You have had enough with your old pipes, and you have decided to repipe your home. For many homeowners repiping their home is a scary proposition. But once the project is completed, you’ll wonder why you didn’t do it sooner. Your water pressure will feel like a new home and there will be no more worries about leaky pipes. Homeowners can still choose which pipes are right for their home. There are two types of piping being used today for your home repiping, PEX and copper.

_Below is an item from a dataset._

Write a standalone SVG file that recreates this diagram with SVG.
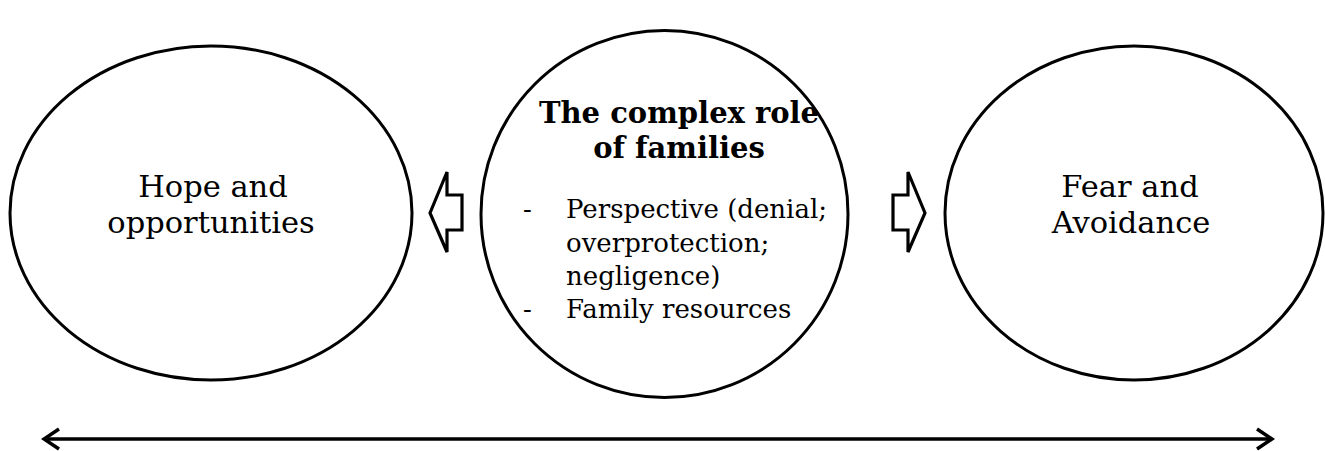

PEX Has A 40 to 50 Years Life Expectancy
The acronym PEX stands for cross-linked polyethylene. In 1968, Dr. Thomas Engel developed a method to chemically cross-linked polyethylene which forces molecules to physically and permanently connected. In 1972, Engel partnered with Wirsbo company to launch PEX to the Europen market. In 1984, Wirsbo opens its North American market in Rockford, Illinois, for radiant floor heating. then In 1988, Upnor moves to Lakeville, MN and the plastic pipe manufacturing conglomerate Upnor acquires them. At that time, Upnor had 40 factories operating around the world, and the rest is history. In 1993, Aqua PEX® became available, it gave the plumbing industry new options, CPVC, and copper. The pipe has a 40 to 50 years life expectancy, and it’s much easier to install. It costs less and can withstand temperatures of 200 Fahrenheit.
Copper Pipes Are Still An Excellent Choice
For some homeowners, they say, “Not so fast, I still want copper pipes for my home,” and they have that choice. Copper pipes have been a mainstay in the plumbing industry for the better part of 60 years. From the 1800s to the early 1960s, it was galvanized steel pipes and then copper completely took over both new construction and home repipes. The life expectancy for copper pipes is 40 to 50 years as well. Some homeowners aren’t sold on PEX piping just yet regardless of the value. You really can’t blame them because copper’s been a quality pipe for many years and still is. For many customers that need their home repiped, they’ve never heard of PEX because it didn’t start taking on steam until the turn of the century.
PVC Is Another Pipe Use For Your Sewer Line
While PVC is not for repiping your home, it is an option for sewage applications. The application of the product will determine the thickness of the pipe. For example, sewer pipes are not the same as pressure water pipes, and they also differ from a pipe used in storm drains. Some PVC pipes must comply with specific health requirements. In most cases after 1970, PVC is the pipe of choice for sewer lines but in some rare instances, cast iron or clay pipes can be found. If you’re a do-it-yourselfer repairing or replacing your sewer line, PVC is the way to go. The product is inexpensive, lightweight, easy to cut, and can be purchased at your local home improvement store. Homeowners you can still choose which pipes are right for your home.